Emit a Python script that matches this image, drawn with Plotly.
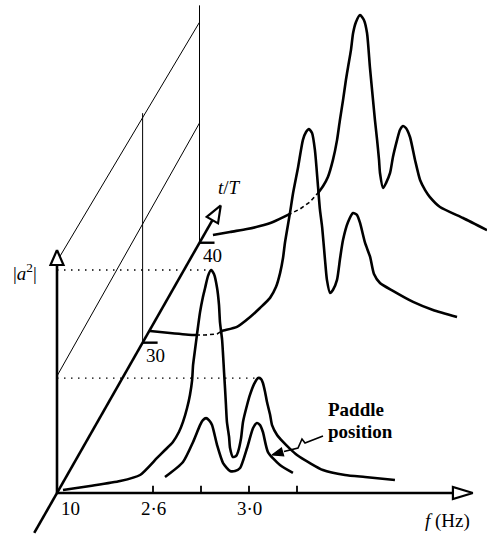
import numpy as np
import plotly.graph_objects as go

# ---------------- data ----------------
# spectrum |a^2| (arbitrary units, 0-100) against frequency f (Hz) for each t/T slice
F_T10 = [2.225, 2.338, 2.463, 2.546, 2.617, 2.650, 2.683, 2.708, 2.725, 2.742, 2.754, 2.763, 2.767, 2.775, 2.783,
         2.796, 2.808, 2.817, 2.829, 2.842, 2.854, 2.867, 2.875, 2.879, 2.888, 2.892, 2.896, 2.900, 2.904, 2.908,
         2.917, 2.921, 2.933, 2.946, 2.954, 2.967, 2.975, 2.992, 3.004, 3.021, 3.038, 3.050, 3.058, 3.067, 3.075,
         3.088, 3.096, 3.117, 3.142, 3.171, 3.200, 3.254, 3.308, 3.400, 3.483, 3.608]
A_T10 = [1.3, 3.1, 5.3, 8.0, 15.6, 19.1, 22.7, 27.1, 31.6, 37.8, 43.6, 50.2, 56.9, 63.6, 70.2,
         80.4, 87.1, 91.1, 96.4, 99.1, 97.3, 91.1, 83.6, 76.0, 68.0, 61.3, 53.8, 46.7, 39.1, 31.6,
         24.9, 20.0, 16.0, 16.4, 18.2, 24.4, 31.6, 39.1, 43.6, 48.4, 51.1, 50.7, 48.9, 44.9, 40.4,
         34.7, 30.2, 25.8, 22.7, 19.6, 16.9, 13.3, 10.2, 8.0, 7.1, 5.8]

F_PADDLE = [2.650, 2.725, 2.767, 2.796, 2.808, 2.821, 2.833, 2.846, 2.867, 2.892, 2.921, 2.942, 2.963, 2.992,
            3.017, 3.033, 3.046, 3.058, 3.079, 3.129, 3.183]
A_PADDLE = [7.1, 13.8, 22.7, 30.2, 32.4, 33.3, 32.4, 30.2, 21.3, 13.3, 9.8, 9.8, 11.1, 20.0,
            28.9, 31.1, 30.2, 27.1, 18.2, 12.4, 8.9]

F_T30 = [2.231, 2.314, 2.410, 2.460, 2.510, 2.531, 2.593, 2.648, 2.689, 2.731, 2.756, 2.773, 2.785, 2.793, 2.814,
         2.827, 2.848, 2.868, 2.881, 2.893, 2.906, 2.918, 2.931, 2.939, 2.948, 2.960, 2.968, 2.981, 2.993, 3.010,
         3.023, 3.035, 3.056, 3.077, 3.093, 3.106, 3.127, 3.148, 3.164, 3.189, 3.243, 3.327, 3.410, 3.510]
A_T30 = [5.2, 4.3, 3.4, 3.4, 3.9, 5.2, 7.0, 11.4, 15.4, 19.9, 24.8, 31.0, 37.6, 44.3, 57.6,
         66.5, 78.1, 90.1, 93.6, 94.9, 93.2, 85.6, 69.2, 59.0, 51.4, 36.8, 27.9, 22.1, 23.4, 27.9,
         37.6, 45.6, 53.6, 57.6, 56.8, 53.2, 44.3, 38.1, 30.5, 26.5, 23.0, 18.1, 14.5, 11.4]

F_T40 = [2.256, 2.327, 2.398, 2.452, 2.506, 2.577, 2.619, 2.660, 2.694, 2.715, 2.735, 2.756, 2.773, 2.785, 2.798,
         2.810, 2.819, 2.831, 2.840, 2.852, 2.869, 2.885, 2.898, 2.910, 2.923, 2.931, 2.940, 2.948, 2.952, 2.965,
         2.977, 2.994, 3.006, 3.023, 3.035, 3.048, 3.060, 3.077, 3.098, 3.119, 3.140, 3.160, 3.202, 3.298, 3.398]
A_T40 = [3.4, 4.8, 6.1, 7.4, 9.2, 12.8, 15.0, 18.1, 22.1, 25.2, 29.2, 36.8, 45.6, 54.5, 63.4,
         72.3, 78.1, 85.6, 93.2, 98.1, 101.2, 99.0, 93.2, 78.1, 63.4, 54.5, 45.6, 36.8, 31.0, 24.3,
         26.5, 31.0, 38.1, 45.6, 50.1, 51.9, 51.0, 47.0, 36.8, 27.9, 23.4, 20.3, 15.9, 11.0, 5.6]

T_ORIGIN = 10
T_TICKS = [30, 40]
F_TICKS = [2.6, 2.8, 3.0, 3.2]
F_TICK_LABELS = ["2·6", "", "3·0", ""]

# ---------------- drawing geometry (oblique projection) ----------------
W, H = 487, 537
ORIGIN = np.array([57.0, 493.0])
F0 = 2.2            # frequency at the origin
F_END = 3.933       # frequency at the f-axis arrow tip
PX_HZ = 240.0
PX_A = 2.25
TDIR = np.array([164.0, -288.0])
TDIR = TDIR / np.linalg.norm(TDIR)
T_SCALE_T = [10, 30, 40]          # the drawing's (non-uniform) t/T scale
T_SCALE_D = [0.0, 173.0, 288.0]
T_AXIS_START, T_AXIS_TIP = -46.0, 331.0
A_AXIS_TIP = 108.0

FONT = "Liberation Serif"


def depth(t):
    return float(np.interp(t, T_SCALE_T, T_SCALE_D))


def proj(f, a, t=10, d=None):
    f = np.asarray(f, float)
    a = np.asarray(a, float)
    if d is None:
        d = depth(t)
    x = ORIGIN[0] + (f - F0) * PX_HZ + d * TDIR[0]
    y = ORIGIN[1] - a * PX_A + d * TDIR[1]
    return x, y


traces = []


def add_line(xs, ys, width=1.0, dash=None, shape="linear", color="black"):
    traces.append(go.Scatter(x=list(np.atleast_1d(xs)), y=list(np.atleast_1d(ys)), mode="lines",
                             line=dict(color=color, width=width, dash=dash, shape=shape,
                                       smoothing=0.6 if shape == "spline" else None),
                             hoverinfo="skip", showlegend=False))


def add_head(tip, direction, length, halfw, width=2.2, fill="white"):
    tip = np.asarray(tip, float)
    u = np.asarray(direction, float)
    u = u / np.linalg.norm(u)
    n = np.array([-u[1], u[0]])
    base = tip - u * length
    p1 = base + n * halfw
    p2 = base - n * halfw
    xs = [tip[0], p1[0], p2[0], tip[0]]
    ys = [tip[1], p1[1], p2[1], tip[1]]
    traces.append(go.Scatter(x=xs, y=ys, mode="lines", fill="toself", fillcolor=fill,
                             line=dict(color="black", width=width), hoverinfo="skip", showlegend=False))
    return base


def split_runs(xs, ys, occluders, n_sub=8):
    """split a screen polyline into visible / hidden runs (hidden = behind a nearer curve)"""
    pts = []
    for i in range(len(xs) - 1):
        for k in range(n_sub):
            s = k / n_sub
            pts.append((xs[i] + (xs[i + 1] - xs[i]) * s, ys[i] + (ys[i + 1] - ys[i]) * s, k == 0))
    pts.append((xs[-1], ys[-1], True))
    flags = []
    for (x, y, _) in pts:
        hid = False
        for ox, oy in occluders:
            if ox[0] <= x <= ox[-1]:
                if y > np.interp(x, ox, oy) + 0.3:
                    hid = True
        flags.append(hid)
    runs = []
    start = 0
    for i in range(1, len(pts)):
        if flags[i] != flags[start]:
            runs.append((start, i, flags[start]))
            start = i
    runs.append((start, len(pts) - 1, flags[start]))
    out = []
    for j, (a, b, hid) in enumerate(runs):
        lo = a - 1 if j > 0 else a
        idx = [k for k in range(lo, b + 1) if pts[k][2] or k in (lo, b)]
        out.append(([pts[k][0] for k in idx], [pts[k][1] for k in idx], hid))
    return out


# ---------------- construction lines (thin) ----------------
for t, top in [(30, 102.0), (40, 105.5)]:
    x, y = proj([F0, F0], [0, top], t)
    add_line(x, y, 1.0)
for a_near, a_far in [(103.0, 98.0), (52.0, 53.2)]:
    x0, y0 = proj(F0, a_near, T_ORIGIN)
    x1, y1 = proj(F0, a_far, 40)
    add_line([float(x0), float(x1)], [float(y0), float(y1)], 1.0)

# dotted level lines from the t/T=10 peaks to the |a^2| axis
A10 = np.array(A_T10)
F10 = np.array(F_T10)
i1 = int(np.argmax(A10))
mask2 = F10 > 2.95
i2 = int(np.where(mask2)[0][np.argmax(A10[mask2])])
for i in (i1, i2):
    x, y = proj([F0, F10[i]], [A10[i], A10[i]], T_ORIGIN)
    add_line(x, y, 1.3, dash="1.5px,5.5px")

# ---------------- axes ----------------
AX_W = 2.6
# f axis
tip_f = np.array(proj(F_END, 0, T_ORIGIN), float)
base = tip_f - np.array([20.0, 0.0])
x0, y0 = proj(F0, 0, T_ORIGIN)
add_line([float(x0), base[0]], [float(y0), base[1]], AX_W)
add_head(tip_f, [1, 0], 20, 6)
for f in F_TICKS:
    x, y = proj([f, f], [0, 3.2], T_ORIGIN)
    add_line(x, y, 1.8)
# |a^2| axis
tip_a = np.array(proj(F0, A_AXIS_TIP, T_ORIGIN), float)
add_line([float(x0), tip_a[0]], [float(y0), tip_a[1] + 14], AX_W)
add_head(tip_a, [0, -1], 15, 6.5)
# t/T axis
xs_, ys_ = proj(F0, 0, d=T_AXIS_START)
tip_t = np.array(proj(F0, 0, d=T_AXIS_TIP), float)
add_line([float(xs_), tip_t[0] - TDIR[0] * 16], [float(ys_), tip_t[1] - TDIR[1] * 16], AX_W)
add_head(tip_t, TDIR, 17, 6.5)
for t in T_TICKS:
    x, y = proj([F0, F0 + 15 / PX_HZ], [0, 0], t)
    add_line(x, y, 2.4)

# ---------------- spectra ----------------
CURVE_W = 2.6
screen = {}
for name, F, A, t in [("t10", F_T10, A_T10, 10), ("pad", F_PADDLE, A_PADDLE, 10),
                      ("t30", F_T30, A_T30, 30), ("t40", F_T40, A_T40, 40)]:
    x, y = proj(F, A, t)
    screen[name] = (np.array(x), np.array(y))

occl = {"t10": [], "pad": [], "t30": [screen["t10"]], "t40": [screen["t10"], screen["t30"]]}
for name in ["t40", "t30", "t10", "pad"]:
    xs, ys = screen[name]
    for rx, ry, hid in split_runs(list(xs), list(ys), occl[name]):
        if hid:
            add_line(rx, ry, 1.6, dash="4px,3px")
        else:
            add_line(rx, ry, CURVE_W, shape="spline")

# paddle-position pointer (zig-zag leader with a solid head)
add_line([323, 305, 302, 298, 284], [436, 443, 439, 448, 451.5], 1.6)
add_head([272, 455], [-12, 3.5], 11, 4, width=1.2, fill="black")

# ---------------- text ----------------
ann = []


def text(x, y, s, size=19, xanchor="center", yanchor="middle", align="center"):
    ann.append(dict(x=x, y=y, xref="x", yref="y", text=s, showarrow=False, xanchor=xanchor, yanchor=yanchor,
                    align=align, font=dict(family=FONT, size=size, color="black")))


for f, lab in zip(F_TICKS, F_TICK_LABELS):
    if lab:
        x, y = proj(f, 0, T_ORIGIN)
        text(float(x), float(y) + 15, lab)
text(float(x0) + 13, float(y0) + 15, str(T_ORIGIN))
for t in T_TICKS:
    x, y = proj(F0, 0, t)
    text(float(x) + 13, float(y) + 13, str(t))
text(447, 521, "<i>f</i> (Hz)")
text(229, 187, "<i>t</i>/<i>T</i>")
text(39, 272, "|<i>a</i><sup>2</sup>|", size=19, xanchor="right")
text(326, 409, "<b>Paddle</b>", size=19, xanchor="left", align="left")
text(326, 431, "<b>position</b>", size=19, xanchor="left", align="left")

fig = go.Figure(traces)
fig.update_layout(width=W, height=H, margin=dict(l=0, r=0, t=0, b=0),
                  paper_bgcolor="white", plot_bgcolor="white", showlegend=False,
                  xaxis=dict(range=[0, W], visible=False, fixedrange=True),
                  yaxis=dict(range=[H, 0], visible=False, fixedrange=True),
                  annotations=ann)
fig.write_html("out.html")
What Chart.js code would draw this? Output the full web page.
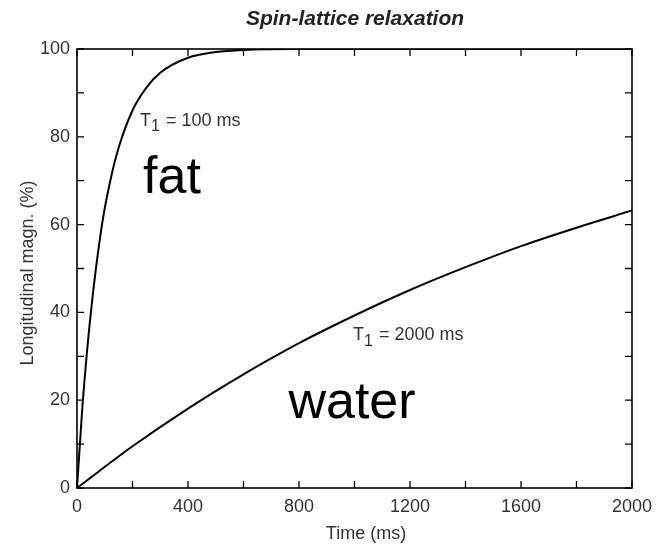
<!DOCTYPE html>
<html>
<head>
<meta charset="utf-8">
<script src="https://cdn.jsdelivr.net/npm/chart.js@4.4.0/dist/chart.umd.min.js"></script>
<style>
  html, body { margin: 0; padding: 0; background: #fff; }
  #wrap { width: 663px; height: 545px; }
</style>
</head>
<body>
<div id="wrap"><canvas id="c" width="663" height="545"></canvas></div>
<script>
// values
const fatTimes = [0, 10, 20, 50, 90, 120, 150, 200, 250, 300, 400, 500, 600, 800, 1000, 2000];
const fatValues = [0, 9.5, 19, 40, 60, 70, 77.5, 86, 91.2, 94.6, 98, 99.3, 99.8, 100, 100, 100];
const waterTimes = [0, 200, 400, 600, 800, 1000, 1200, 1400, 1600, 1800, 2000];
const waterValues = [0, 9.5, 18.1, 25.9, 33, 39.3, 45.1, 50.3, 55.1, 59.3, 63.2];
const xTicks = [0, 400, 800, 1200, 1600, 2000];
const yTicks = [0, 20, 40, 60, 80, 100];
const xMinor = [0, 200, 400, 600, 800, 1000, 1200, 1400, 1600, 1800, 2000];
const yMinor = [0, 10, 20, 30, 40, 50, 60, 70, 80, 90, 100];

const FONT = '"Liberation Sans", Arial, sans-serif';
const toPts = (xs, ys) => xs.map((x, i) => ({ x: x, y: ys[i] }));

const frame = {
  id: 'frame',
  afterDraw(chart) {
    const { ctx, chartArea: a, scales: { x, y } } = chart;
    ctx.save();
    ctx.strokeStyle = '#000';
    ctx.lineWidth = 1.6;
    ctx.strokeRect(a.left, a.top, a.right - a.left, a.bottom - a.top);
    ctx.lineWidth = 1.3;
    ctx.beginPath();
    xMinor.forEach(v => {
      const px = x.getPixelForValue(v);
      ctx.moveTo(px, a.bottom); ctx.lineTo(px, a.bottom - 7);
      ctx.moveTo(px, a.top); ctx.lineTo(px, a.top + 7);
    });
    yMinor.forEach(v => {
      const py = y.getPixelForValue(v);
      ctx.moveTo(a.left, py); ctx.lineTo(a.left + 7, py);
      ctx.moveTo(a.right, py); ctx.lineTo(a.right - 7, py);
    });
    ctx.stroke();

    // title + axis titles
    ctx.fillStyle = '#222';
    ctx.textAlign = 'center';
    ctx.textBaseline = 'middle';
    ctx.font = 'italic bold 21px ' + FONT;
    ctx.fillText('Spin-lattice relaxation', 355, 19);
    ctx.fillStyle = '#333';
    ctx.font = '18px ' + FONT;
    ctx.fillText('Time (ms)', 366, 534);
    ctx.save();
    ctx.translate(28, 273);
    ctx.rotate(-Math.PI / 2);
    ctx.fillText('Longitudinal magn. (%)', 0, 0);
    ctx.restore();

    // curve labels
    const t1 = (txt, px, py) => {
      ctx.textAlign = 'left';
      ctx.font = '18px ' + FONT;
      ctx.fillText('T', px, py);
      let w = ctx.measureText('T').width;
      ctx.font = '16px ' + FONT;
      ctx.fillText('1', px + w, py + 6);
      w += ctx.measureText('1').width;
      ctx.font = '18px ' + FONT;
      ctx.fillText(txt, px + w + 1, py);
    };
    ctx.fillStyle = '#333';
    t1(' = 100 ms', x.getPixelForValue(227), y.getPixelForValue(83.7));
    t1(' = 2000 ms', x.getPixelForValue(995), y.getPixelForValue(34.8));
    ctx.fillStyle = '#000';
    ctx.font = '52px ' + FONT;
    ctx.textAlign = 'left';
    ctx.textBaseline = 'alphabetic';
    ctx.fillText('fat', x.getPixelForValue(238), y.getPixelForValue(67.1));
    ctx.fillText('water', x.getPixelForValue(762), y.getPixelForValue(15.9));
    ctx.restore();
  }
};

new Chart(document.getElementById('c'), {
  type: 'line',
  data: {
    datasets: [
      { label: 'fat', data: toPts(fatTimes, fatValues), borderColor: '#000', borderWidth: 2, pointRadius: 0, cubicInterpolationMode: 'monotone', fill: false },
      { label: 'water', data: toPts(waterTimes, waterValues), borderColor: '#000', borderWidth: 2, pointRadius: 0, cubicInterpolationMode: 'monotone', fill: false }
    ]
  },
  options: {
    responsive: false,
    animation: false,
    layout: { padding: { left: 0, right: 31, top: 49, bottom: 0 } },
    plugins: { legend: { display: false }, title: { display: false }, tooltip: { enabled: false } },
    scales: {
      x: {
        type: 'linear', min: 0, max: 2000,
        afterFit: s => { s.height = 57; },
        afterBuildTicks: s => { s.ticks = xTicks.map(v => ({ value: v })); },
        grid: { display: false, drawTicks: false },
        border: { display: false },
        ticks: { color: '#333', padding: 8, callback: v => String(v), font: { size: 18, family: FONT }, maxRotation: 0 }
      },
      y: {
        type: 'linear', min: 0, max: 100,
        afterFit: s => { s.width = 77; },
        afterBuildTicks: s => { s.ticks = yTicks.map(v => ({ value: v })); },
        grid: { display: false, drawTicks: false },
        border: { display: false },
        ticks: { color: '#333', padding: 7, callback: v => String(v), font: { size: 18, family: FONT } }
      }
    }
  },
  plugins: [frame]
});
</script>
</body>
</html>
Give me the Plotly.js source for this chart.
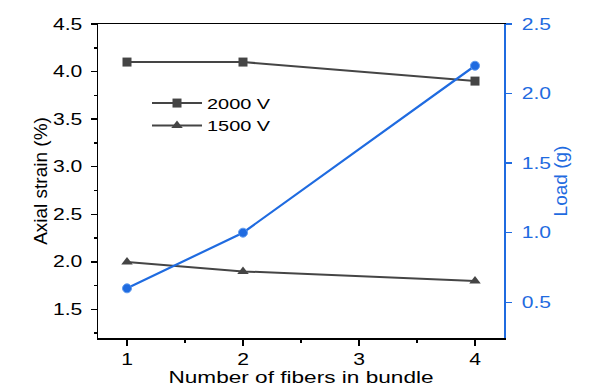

* * *

• [Task requirements]
Leave out the pictures, then repeat the listing above exactly from its first line to the line with "34.7, 30.2, 25.8, 22.7, 19.6, 16.9, 13.3, 10.2, 8.0, 7.1, 5.8]", inclusive.

• [Task output]
Emit a Python script that matches this image, drawn with Plotly.
import numpy as np
import plotly.graph_objects as go

# ---------------- data ----------------
# spectrum |a^2| (arbitrary units, 0-100) against frequency f (Hz) for each t/T slice
F_T10 = [2.225, 2.338, 2.463, 2.546, 2.617, 2.650, 2.683, 2.708, 2.725, 2.742, 2.754, 2.763, 2.767, 2.775, 2.783,
         2.796, 2.808, 2.817, 2.829, 2.842, 2.854, 2.867, 2.875, 2.879, 2.888, 2.892, 2.896, 2.900, 2.904, 2.908,
         2.917, 2.921, 2.933, 2.946, 2.954, 2.967, 2.975, 2.992, 3.004, 3.021, 3.038, 3.050, 3.058, 3.067, 3.075,
         3.088, 3.096, 3.117, 3.142, 3.171, 3.200, 3.254, 3.308, 3.400, 3.483, 3.608]
A_T10 = [1.3, 3.1, 5.3, 8.0, 15.6, 19.1, 22.7, 27.1, 31.6, 37.8, 43.6, 50.2, 56.9, 63.6, 70.2,
         80.4, 87.1, 91.1, 96.4, 99.1, 97.3, 91.1, 83.6, 76.0, 68.0, 61.3, 53.8, 46.7, 39.1, 31.6,
         24.9, 20.0, 16.0, 16.4, 18.2, 24.4, 31.6, 39.1, 43.6, 48.4, 51.1, 50.7, 48.9, 44.9, 40.4,
         34.7, 30.2, 25.8, 22.7, 19.6, 16.9, 13.3, 10.2, 8.0, 7.1, 5.8]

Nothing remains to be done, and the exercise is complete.